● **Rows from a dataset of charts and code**
______
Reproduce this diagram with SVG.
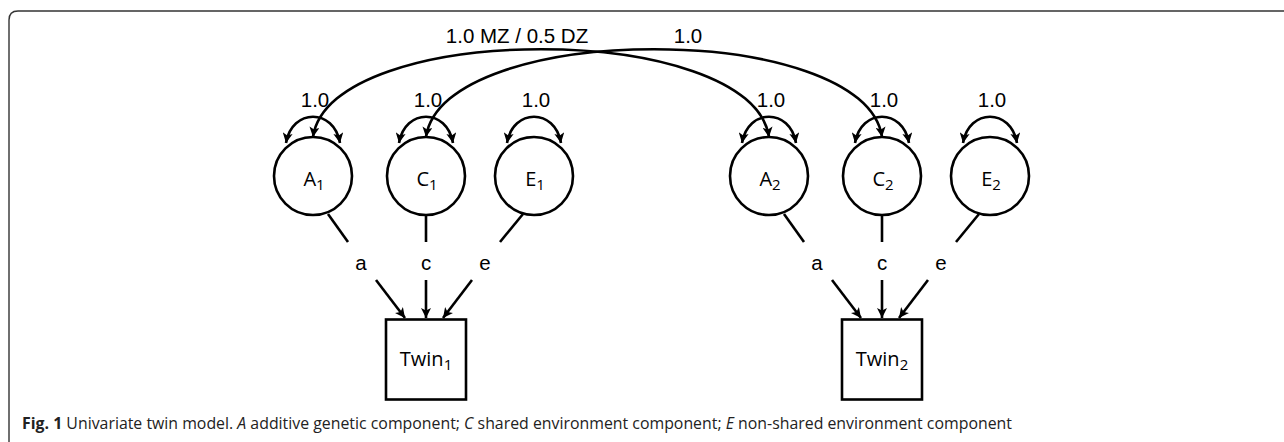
<svg xmlns="http://www.w3.org/2000/svg" width="1284" height="442" viewBox="0 0 1284 442">
<style>
.ln{fill:none;stroke:#000;stroke-width:2.6}
.nd{fill:#fff;stroke:#000;stroke-width:2.6}
.lbl{font-family:"Liberation Sans",Arial,sans-serif;font-size:20.5px;fill:#000;text-anchor:middle}
.nm{font-family:"Open Sans","Noto Sans",sans-serif;font-size:20px;fill:#000;text-anchor:middle}
.sub{font-size:15px}
.cap{font-family:"Open Sans","Noto Sans",sans-serif;font-size:15.5px;fill:#222}
</style>
<defs>
<marker id="ah" viewBox="0 0 10 10" refX="10" refY="5" markerWidth="12" markerHeight="10" markerUnits="userSpaceOnUse" orient="auto-start-reverse">
<path d="M0,0 L10,5 L0,10 L2.5,5 Z" fill="#000"/>
</marker>
</defs>
<path d="M9,442 V20 Q9,11 18,11 H1284" fill="none" stroke="#333" stroke-width="1.4"/>
<g id="connectors">
<path class="ln" d="M313,137 C330,20 752,20 769,137" marker-start="url(#ah)" marker-end="url(#ah)"/>
<path class="ln" d="M426,137 C443,20 865,20 882,137" marker-start="url(#ah)" marker-end="url(#ah)"/>
<text class="lbl" x="517" y="43" font-size="21.5">1.0 MZ / 0.5 DZ</text>
<text class="lbl" x="688" y="43" font-size="21.5">1.0</text>
<path class="ln" d="M286,143 C292,108 334,108 340,143" marker-start="url(#ah)" marker-end="url(#ah)"/>
<path class="ln" d="M399,143 C405,108 447,108 453,143" marker-start="url(#ah)" marker-end="url(#ah)"/>
<path class="ln" d="M507,143 C513,108 555,108 561,143" marker-start="url(#ah)" marker-end="url(#ah)"/>
<path class="ln" d="M742,143 C748,108 790,108 796,143" marker-start="url(#ah)" marker-end="url(#ah)"/>
<path class="ln" d="M855,143 C861,108 903,108 909,143" marker-start="url(#ah)" marker-end="url(#ah)"/>
<path class="ln" d="M963,143 C969,108 1011,108 1017,143" marker-start="url(#ah)" marker-end="url(#ah)"/>
<text class="lbl" x="315" y="107">1.0</text>
<text class="lbl" x="428" y="107">1.0</text>
<text class="lbl" x="536" y="107">1.0</text>
<text class="lbl" x="771" y="107">1.0</text>
<text class="lbl" x="884" y="107">1.0</text>
<text class="lbl" x="992" y="107">1.0</text>
<path class="ln" d="M328,214 L348,242"/>
<path class="ln" d="M376,280 L405,318" marker-end="url(#ah)"/>
<path class="ln" d="M426,215 L426,242"/>
<path class="ln" d="M426,280 L426,318" marker-end="url(#ah)"/>
<path class="ln" d="M523,214 L500,242"/>
<path class="ln" d="M472,280 L443,318" marker-end="url(#ah)"/>
<path class="ln" d="M784,214 L804,242"/>
<path class="ln" d="M832,280 L861,318" marker-end="url(#ah)"/>
<path class="ln" d="M882,215 L882,242"/>
<path class="ln" d="M882,280 L882,318" marker-end="url(#ah)"/>
<path class="ln" d="M979,214 L956,242"/>
<path class="ln" d="M928,280 L899,318" marker-end="url(#ah)"/>
<text class="lbl" x="361" y="270">a</text>
<text class="lbl" x="426" y="270">c</text>
<text class="lbl" x="485" y="270">e</text>
<text class="lbl" x="817" y="270">a</text>
<text class="lbl" x="882" y="270">c</text>
<text class="lbl" x="941" y="270">e</text>
</g>
<g id="A1"><circle class="nd" cx="313" cy="176" r="39"/><text class="nm" x="314" y="186">A<tspan class="sub" dy="4">1</tspan></text></g>
<g id="C1"><circle class="nd" cx="426" cy="176" r="39"/><text class="nm" x="427" y="186">C<tspan class="sub" dy="4">1</tspan></text></g>
<g id="E1"><circle class="nd" cx="534" cy="176" r="39"/><text class="nm" x="535" y="186">E<tspan class="sub" dy="4">1</tspan></text></g>
<g id="A2"><circle class="nd" cx="769" cy="176" r="39"/><text class="nm" x="770" y="186">A<tspan class="sub" dy="4">2</tspan></text></g>
<g id="C2"><circle class="nd" cx="882" cy="176" r="39"/><text class="nm" x="883" y="186">C<tspan class="sub" dy="4">2</tspan></text></g>
<g id="E2"><circle class="nd" cx="990" cy="176" r="39"/><text class="nm" x="991" y="186">E<tspan class="sub" dy="4">2</tspan></text></g>
<g id="Twin1"><rect class="nd" x="386" y="319.5" width="80" height="80" stroke-width="3"/><text class="nm" x="426" y="366">Twin<tspan class="sub" dy="4">1</tspan></text></g>
<g id="Twin2"><rect class="nd" x="842" y="319.5" width="80" height="80" stroke-width="3"/><text class="nm" x="882" y="366">Twin<tspan class="sub" dy="4">2</tspan></text></g>
<text class="cap" x="22" y="429" textLength="990" lengthAdjust="spacingAndGlyphs"><tspan font-weight="bold">Fig. 1</tspan> Univariate twin model. <tspan font-style="italic">A</tspan> additive genetic component; <tspan font-style="italic">C</tspan> shared environment component; <tspan font-style="italic">E</tspan> non-shared environment component</text>
</svg>
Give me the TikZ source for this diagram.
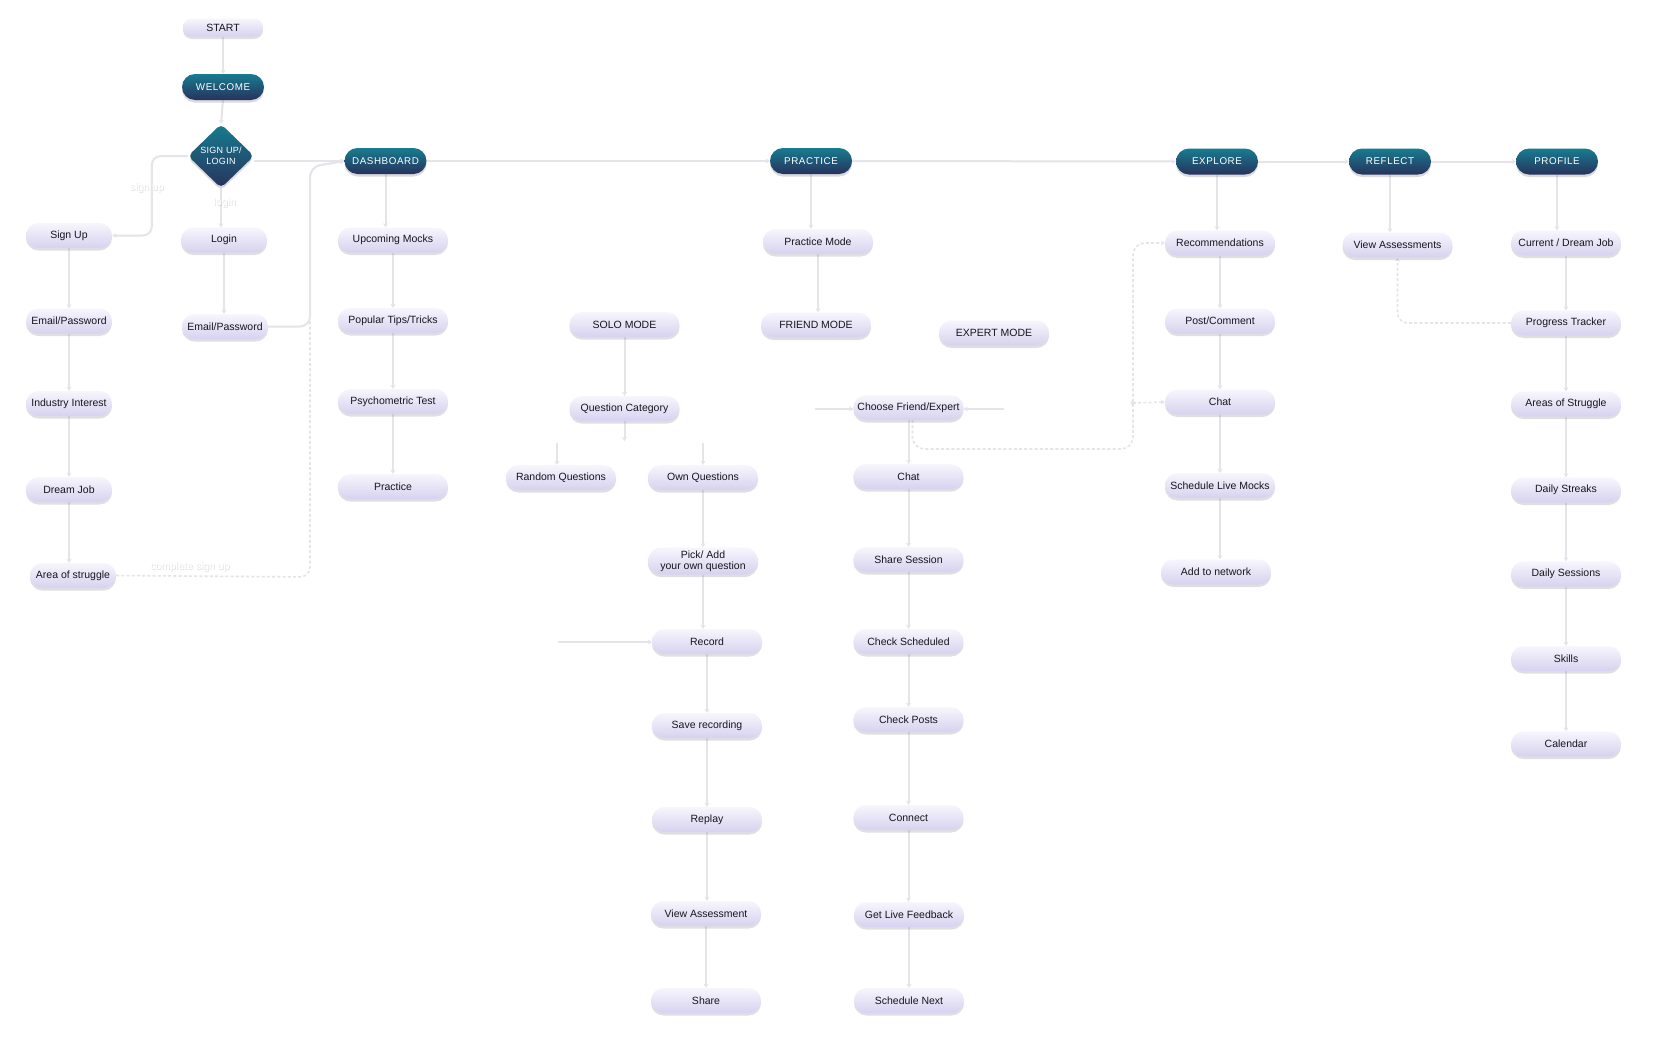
\documentclass[tikz,border=0pt]{standalone}
\usepackage{fontspec}
\setmainfont{Liberation Sans}
\newfontfamily\pillFam{Liberation Sans}
\newfontfamily\capsFam[LetterSpace=6]{Liberation Sans}
\newfontfamily\diamFam[LetterSpace=3]{Liberation Sans}
\usetikzlibrary{shapes.misc,shapes.geometric,shadows,arrows.meta,calc}
\definecolor{pilltop}{RGB}{247,246,253}
\definecolor{pillbot}{RGB}{214,210,239}
\definecolor{darktop}{RGB}{23,124,144}
\definecolor{darkbot}{RGB}{40,50,92}
\definecolor{txtdark}{RGB}{22,22,30}
\definecolor{linecol}{RGB}{228,228,233}
\definecolor{shadowcol}{RGB}{110,110,125}
\pgfdeclarelayer{back}
\pgfdeclarelayer{bg}
\pgfsetlayers{back,bg,main}
\begin{document}
\begin{tikzpicture}[x=1pt,y=-1pt,
  pill/.style={rounded rectangle, minimum width=110pt, minimum height=25pt, inner sep=0pt,
    top color=pilltop, bottom color=pillbot, draw=none, text=txtdark,
    font=\pillFam\fontsize{10.5pt}{12pt}\selectfont, align=center,
    drop shadow={shadow xshift=0pt, shadow yshift=-2.5pt, opacity=0.22, fill=shadowcol}},
  pillS/.style={pill, minimum width=86pt},
  mainnode/.style={rounded rectangle, minimum width=82pt, minimum height=26pt, inner sep=0pt,
    top color=darktop, bottom color=darkbot, draw=none, text=white,
    font=\capsFam\fontsize{9.8pt}{11pt}\selectfont,
    drop shadow={shadow xshift=0pt, shadow yshift=-2.5pt, opacity=0.25, fill=shadowcol}},
  conn/.style={draw=linecol, line width=2pt,
    -{Stealth[length=4pt,width=5pt]}},
  dconn/.style={draw=linecol, line width=1.6pt, dash pattern=on 3pt off 2.2pt,
    -{Stealth[length=4pt,width=5pt]}},
  lbl/.style={text=white, font=\pillFam\fontsize{10.5pt}{12pt}\selectfont, inner sep=0pt},
  lblsh/.style={text=shadowcol, opacity=0.22, font=\pillFam\fontsize{10.5pt}{12pt}\selectfont, inner sep=0pt}
]
\begin{pgfonlayer}{back}
\fill[white] (0,0) rectangle (1655,1053);
\end{pgfonlayer}
\useasboundingbox (0,0) rectangle (1655,1053);

% ---- main nodes
\node[pill, minimum width=80pt, minimum height=18pt] (start) at (223,27.5) {START};
\node[mainnode] (welc) at (223,87) {WELCOME};
\node[diamond, minimum width=66pt, minimum height=64pt, inner sep=0pt, rounded corners=5pt,
  top color=darktop, bottom color=darkbot, text=white, align=center,
  font=\diamFam\fontsize{9pt}{11.5pt}\selectfont,
  drop shadow={shadow xshift=0pt, shadow yshift=-2.5pt, opacity=0.25, fill=shadowcol}] (diam) at (221,156) {SIGN UP/\\LOGIN};
\node[mainnode] (dash) at (385.5,161) {DASHBOARD};
\node[mainnode] (prac) at (811,161) {PRACTICE};
\node[mainnode] (expl) at (1217,161.5) {EXPLORE};
\node[mainnode] (refl) at (1390,161.5) {REFLECT};
\node[mainnode] (prof) at (1557,161.5) {PROFILE};

% ---- sign up column
\node[pillS] (su) at (69,235.5) {Sign Up};
\node[pillS] (epl) at (69,321) {Email/Password};
\node[pillS] (ind) at (69,403.5) {Industry Interest};
\node[pillS] (dj) at (69,489.5) {Dream Job};
\node[pillS] (aos) at (73,575.5) {Area of struggle};
\node[pillS] (login) at (224,240) {Login};
\node[pillS] (epr) at (225,326.5) {Email/Password};

% ---- dashboard column
\node[pill] (um) at (393,240) {Upcoming Mocks};
\node[pill] (ptt) at (393,320.5) {Popular Tips/Tricks};
\node[pill] (psy) at (393,401.5) {Psychometric Test};
\node[pill] (dprac) at (393,486.5) {Practice};

% ---- solo
\node[pill] (solo) at (624.5,324.5) {SOLO MODE};
\node[pill] (qc) at (624.5,408.5) {Question Category};
\node[pill] (rq) at (561,477.5) {Random Questions};
\node[pill] (oq) at (703,477.5) {Own Questions};
\node[pill, minimum height=27pt] (pick) at (703,561) {Pick/ Add\\[-1pt]your own question};
\node[pill] (rec) at (707,641.5) {Record};
\node[pill] (save) at (707,725.5) {Save recording};
\node[pill] (rep) at (707,819.5) {Replay};
\node[pill] (vas) at (706,913.5) {View Assessment};
\node[pill] (shr) at (706,1000.5) {Share};

% ---- practice / friend / expert
\node[pill] (pm) at (818,241.5) {Practice Mode};
\node[pill] (fm) at (816,325) {FRIEND MODE};
\node[pill] (em) at (994,333) {EXPERT MODE};
\node[pill] (cfe) at (908.5,407.5) {Choose Friend/Expert};
\node[pill] (fchat) at (908.5,476.5) {Chat};
\node[pill] (ss) at (908.5,559.5) {Share Session};
\node[pill] (cs) at (908.5,641.5) {Check Scheduled};
\node[pill] (cp) at (908.5,719.5) {Check Posts};
\node[pill] (con) at (908.5,817.5) {Connect};
\node[pill] (glf) at (909,914.5) {Get Live Feedback};
\node[pill] (sn) at (909,1000.5) {Schedule Next};

% ---- explore
\node[pill] (recm) at (1220,243) {Recommendations};
\node[pill] (pc) at (1220,321) {Post/Comment};
\node[pill] (echat) at (1220,402) {Chat};
\node[pill] (slm) at (1220,485.5) {Schedule Live Mocks};
\node[pill] (atn) at (1216,572) {Add to network};

% ---- reflect
\node[pill] (vasm) at (1397.5,245) {View Assessments};

% ---- profile
\node[pill] (cdj) at (1566,243) {Current / Dream Job};
\node[pill] (prt) at (1566,323) {Progress Tracker};
\node[pill] (aost) at (1566,404) {Areas of Struggle};
\node[pill] (ds) at (1566,490) {Daily Streaks};
\node[pill] (dss) at (1566,574) {Daily Sessions};
\node[pill] (sk) at (1566,658.5) {Skills};
\node[pill] (cal) at (1566,744) {Calendar};

% ---- free ends
\coordinate (qcEnd) at (624.5,441);
\coordinate (rqStart) at (557,443);
\coordinate (oqStart) at (703,443);
\coordinate (recIn) at (558,642);
\coordinate (cfeL) at (815,409);
\coordinate (cfeR) at (1004,409);
\coordinate (jn) at (1133,403);

\begin{pgfonlayer}{bg}
\draw[conn] (start.south) -- (welc.north);
\draw[conn] (welc.south) -- (diam.north);
\draw[conn, rounded corners=9pt] (diam.west) -- ++(-36,0) |- (su.east);
\draw[conn] (diam.south) -- (diam.south |- login.north);
\draw[conn] (diam.east |- dash.west) -- (dash.west);
\foreach \a/\b in {su/epl, epl/ind, ind/dj, dj/aos, login/epr, dash/um, um/ptt, ptt/psy, psy/dprac,
  prac/pm, pm/fm, solo/qc, oq/pick, pick/rec, rec/save, save/rep, rep/vas, vas/shr,
  cfe/fchat, fchat/ss, ss/cs, cs/cp, cp/con, con/glf, glf/sn,
  expl/recm, recm/pc, pc/echat, echat/slm, slm/atn, refl/vasm,
  prof/cdj, cdj/prt, prt/aost, aost/ds, ds/dss, dss/sk, sk/cal}
  \draw[conn] (\a.south) -- (\a.south |- \b.north);
\foreach \a/\b in {dash/prac, prac/expl, expl/refl, refl/prof}
  \draw[conn] (\a.east) -- (\b.west);
\draw[conn] (qc.south) -- (qcEnd);
\draw[conn] (rqStart) -- (rqStart |- rq.north);
\draw[conn] (oqStart) -- (oq.north);
\draw[conn] (recIn) -- (recIn -| rec.west);
\draw[conn] (cfeL) -- (cfeL -| cfe.west);
\draw[conn] (cfeR) -- (cfeR -| cfe.east);
\draw[dconn, rounded corners=10pt] (aos.east) -- (310,577) -- (310,167) -- (dash.west);
\draw[conn, rounded corners=10pt] (epr.east) -- (310,326.5) -- (310,167) -- (dash.west);
\draw[dconn, rounded corners=12pt] ($(cfe.south)+(4,0)$) -- (912.5,449) -- (1133,449) -- (1133,243) -- (recm.west);
\draw[dconn] (jn) -- (echat.west);
\fill[linecol] (jn) circle (2.2pt);
\draw[dconn, rounded corners=10pt] (prt.west) -| (vasm.south);
\end{pgfonlayer}

% ---- labels
\node[lblsh] (lsuS) at (147.7,188.7) {sign up};
\node[lbl] (lsu) at (147,188) {sign up};
\node[lblsh] (llogS) at (225.7,203.7) {login};
\node[lbl] (llog) at (225,203) {login};
\node[lblsh] (lcsuS) at (190.7,567.7) {complete sign up};
\node[lbl] (lcsu) at (190,567) {complete sign up};
\end{tikzpicture}
\end{document}
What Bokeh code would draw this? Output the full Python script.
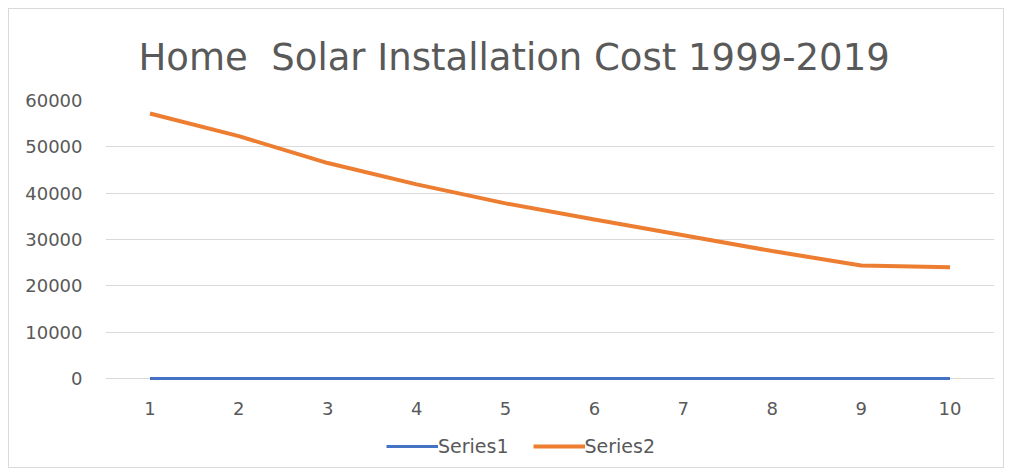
______
● **Task to complete**
Find every line that holds "this" and copy it.

● **Correct answer**
Reproduce this diagram with SVG.
Give me the TikZ source for this diagram.
What Bokeh code would draw this? Output the full Python script.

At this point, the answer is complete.